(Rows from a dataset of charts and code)
>> begin

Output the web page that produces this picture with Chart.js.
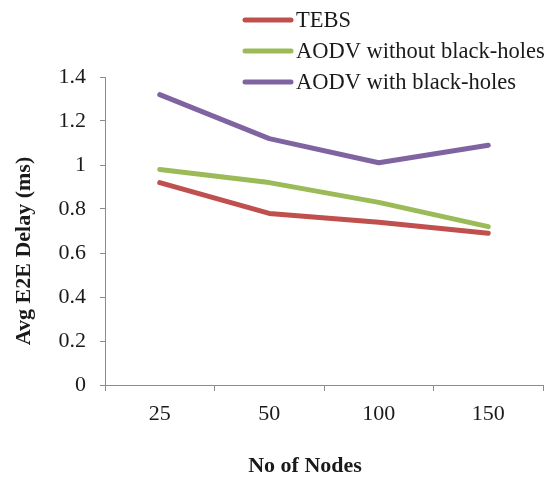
<!DOCTYPE html>
<html>
<head>
<meta charset="utf-8">
<script src="https://cdn.jsdelivr.net/npm/chart.js@4.4.1/dist/chart.umd.min.js"></script>
<style>
  html, body { margin: 0; padding: 0; background: #fff; }
  #wrap { width: 556px; height: 478px; }
</style>
</head>
<body>
<div id="wrap"><canvas id="delayChart" width="556" height="478"></canvas></div>
<script>
// number of nodes in the network
var nodes = ['25', '50', '100', '150'];

// average end-to-end delay (ms)
var tebs = [0.92, 0.78, 0.74, 0.69];
var aodvNoBH = [0.98, 0.92, 0.83, 0.72];
var aodvBH = [1.32, 1.12, 1.01, 1.09];

var yTicks = [0, 0.2, 0.4, 0.6, 0.8, 1, 1.2, 1.4];

var xTitle = 'No of Nodes';
var yTitle = 'Avg E2E Delay (ms)';

var serif = "'Liberation Serif', 'Times New Roman', serif";
var axisGrey = '#8c8c8c';
var textColor = '#1a1a1a';

// stacked legend in the top right corner, plus both axis titles
var decorations = {
    id: 'decorations',
    afterDraw: function (chart) {
        var ctx = chart.ctx;
        var rows = [20, 51, 82];
        ctx.save();
        ctx.font = '22.5px ' + serif;
        ctx.textBaseline = 'middle';
        chart.data.datasets.forEach(function (ds, i) {
            ctx.strokeStyle = ds.borderColor;
            ctx.lineWidth = 5;
            ctx.lineCap = 'round';
            ctx.beginPath();
            ctx.moveTo(245, rows[i]);
            ctx.lineTo(291, rows[i]);
            ctx.stroke();
            ctx.fillStyle = textColor;
            ctx.textAlign = 'left';
            ctx.fillText(ds.label, 296, rows[i] + 1);
        });

        ctx.font = 'bold 22px ' + serif;
        ctx.textAlign = 'center';
        ctx.fillText(xTitle, 305, 466);

        ctx.translate(24, 251);
        ctx.rotate(-Math.PI / 2);
        ctx.fillText(yTitle, 0, 0);
        ctx.restore();
    }
};

var chartdata = {
    labels: nodes,
    datasets: [
        { label: 'TEBS', data: tebs, borderColor: '#C0504D' },
        { label: 'AODV without black-holes', data: aodvNoBH, borderColor: '#9BBB59' },
        { label: 'AODV with black-holes', data: aodvBH, borderColor: '#8064A2' }
    ]
};

chartdata.datasets.forEach(function (ds) {
    ds.backgroundColor = ds.borderColor;
    ds.borderWidth = 5;
    ds.pointRadius = 0;
    ds.borderCapStyle = 'round';
    ds.borderJoinStyle = 'round';
    ds.tension = 0;
    ds.fill = false;
});

new Chart(document.getElementById('delayChart'), {
    type: 'line',
    data: chartdata,
    plugins: [decorations],
    options: {
        responsive: false,
        animation: false,
        devicePixelRatio: 1,
        layout: { padding: { top: 77, right: 13, bottom: 0, left: 0 } },
        plugins: {
            legend: { display: false },
            tooltip: { enabled: false }
        },
        scales: {
            x: {
                offset: true,
                grid: { drawOnChartArea: false, drawTicks: true, tickLength: 6, color: axisGrey, offset: true },
                border: { color: axisGrey, width: 1 },
                ticks: { color: textColor, font: { family: serif, size: 22 }, padding: 10 },
                afterFit: function (scale) { scale.height = 93; }
            },
            y: {
                min: 0,
                max: 1.4,
                afterBuildTicks: function (scale) {
                    scale.ticks = yTicks.map(function (v) { return { value: v }; });
                },
                grid: { drawOnChartArea: false, drawTicks: true, tickLength: 5, color: axisGrey },
                border: { color: axisGrey, width: 1 },
                ticks: { color: textColor, font: { family: serif, size: 22 }, padding: 14,
                    callback: function (v) { return String(v); } },
                afterFit: function (scale) { scale.width = 105; }
            }
        }
    }
});
</script>
</body>
</html>
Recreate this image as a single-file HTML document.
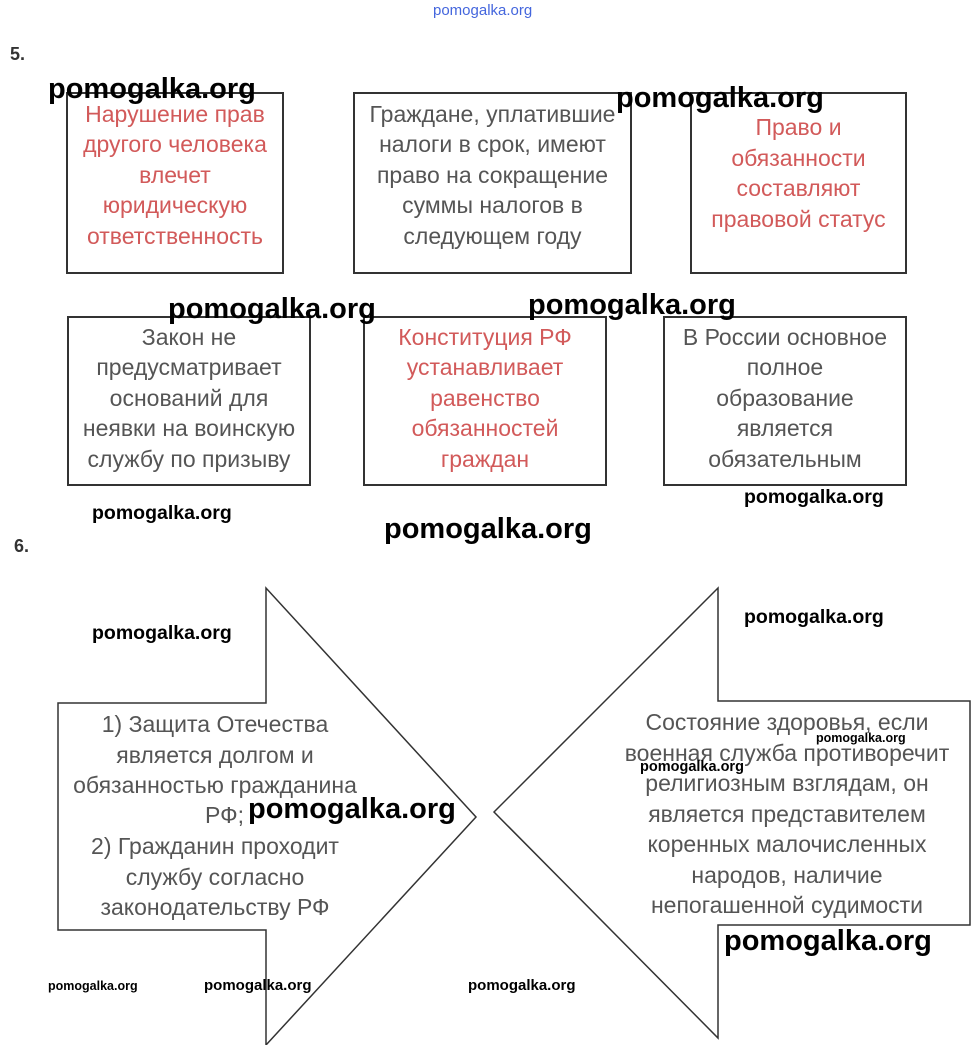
<!DOCTYPE html>
<html><head><meta charset="utf-8"><style>
body{margin:0;width:980px;height:1045px;background:#fff;position:relative;overflow:hidden;font-family:"Liberation Sans","Noto Sans CJK SC",sans-serif}
.b{position:absolute;border:2px solid #333;box-sizing:border-box;display:flex;align-items:center;justify-content:center;text-align:center;font-size:23px;line-height:30.5px;color:#555;white-space:nowrap}
.r{color:#d25a5a}
.w{position:absolute;font-weight:bold;color:#000;white-space:nowrap;font-family:"Liberation Sans",sans-serif}
.t{position:absolute;text-align:center;font-size:23px;line-height:30.5px;color:#555;white-space:nowrap}
</style></head><body>
<div style="position:absolute;left:433px;top:2px;font-size:15px;color:#4466dd">pomogalka.org</div>
<div style="position:absolute;left:10px;top:44px;font-size:18px;font-weight:bold;color:#333">5.</div>
<div style="position:absolute;left:14px;top:536px;font-size:18px;font-weight:bold;color:#333">6.</div>

<div class="b r" style="left:66px;top:92px;width:218px;height:182px;padding-bottom:16px">Нарушение прав<br>другого человека<br>влечет<br>юридическую<br>ответственность</div>
<div class="b" style="left:353px;top:92px;width:279px;height:182px;padding-bottom:16px">Граждане, уплатившие<br>налоги в срок, имеют<br>право на сокращение<br>суммы налогов в<br>следующем году</div>
<div class="b r" style="left:690px;top:92px;width:217px;height:182px;padding-bottom:20px">Право и<br>обязанности<br>составляют<br>правовой статус</div>

<div class="b" style="left:67px;top:316px;width:244px;height:170px;padding-bottom:6px">Закон не<br>предусматривает<br>оснований для<br>неявки на воинскую<br>службу по призыву</div>
<div class="b r" style="left:363px;top:316px;width:244px;height:170px;padding-bottom:6px">Конституция РФ<br>устанавливает<br>равенство<br>обязанностей<br>граждан</div>
<div class="b" style="left:663px;top:316px;width:244px;height:170px;padding-bottom:6px">В России основное<br>полное<br>образование<br>является<br>обязательным</div>

<svg style="position:absolute;left:0;top:0" width="980" height="1045">
<polygon points="58,703 266,703 266,588 476,817 266,1045 266,930 58,930" fill="none" stroke="#333" stroke-width="1.5"/>
<polygon points="494,812 718,588 718,701 970,701 970,925 718,925 718,1038" fill="none" stroke="#333" stroke-width="1.5"/>
</svg>
<div class="t" style="left:45px;top:709px;width:340px">1) Защита Отечества<br>является долгом и<br>обязанностью гражданина</div>
<div class="t" style="left:205px;top:800px">РФ;</div>
<div class="t" style="left:45px;top:831px;width:340px">2) Гражданин проходит<br>службу согласно<br>законодательству РФ</div>
<div class="t" style="left:617px;top:707px;width:340px">Состояние здоровья, если<br>военная служба противоречит<br>религиозным взглядам, он<br>является представителем<br>коренных малочисленных<br>народов, наличие<br>непогашенной судимости</div>

<div class="w" style="left:48px;top:73px;font-size:29px">pomogalka.org</div>
<div class="w" style="left:616px;top:82px;font-size:29px">pomogalka.org</div>
<div class="w" style="left:168px;top:293px;font-size:29px">pomogalka.org</div>
<div class="w" style="left:528px;top:289px;font-size:29px">pomogalka.org</div>
<div class="w" style="left:92px;top:502px;font-size:19.5px">pomogalka.org</div>
<div class="w" style="left:744px;top:486px;font-size:19.5px">pomogalka.org</div>
<div class="w" style="left:384px;top:513px;font-size:29px">pomogalka.org</div>
<div class="w" style="left:92px;top:622px;font-size:19.5px">pomogalka.org</div>
<div class="w" style="left:744px;top:606px;font-size:19.5px">pomogalka.org</div>
<div class="w" style="left:248px;top:793px;font-size:29px">pomogalka.org</div>
<div class="w" style="left:816px;top:731px;font-size:12.5px">pomogalka.org</div>
<div class="w" style="left:640px;top:759px;font-size:14.5px">pomogalka.org</div>
<div class="w" style="left:724px;top:925px;font-size:29px">pomogalka.org</div>
<div class="w" style="left:48px;top:979px;font-size:12.5px">pomogalka.org</div>
<div class="w" style="left:204px;top:977px;font-size:15px">pomogalka.org</div>
<div class="w" style="left:468px;top:977px;font-size:15px">pomogalka.org</div>
</body></html>
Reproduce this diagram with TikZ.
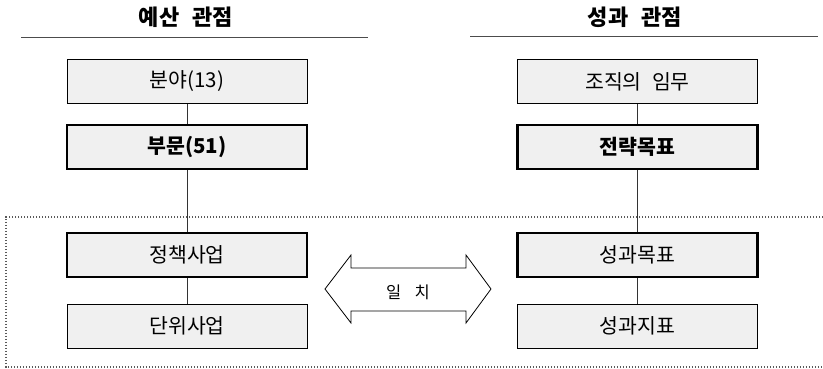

>> end

Exercise task
Word for word, give again the lines from the first entry to the line with "var textColor = '#1a1a1a';", inclusive. Exclude the pictures.

Expected output
Output the web page that produces this picture with Chart.js.
<!DOCTYPE html>
<html>
<head>
<meta charset="utf-8">
<script src="https://cdn.jsdelivr.net/npm/chart.js@4.4.1/dist/chart.umd.min.js"></script>
<style>
  html, body { margin: 0; padding: 0; background: #fff; }
  #wrap { width: 556px; height: 478px; }
</style>
</head>
<body>
<div id="wrap"><canvas id="delayChart" width="556" height="478"></canvas></div>
<script>
// number of nodes in the network
var nodes = ['25', '50', '100', '150'];

// average end-to-end delay (ms)
var tebs = [0.92, 0.78, 0.74, 0.69];
var aodvNoBH = [0.98, 0.92, 0.83, 0.72];
var aodvBH = [1.32, 1.12, 1.01, 1.09];

var yTicks = [0, 0.2, 0.4, 0.6, 0.8, 1, 1.2, 1.4];

var xTitle = 'No of Nodes';
var yTitle = 'Avg E2E Delay (ms)';

var serif = "'Liberation Serif', 'Times New Roman', serif";
var axisGrey = '#8c8c8c';
var textColor = '#1a1a1a';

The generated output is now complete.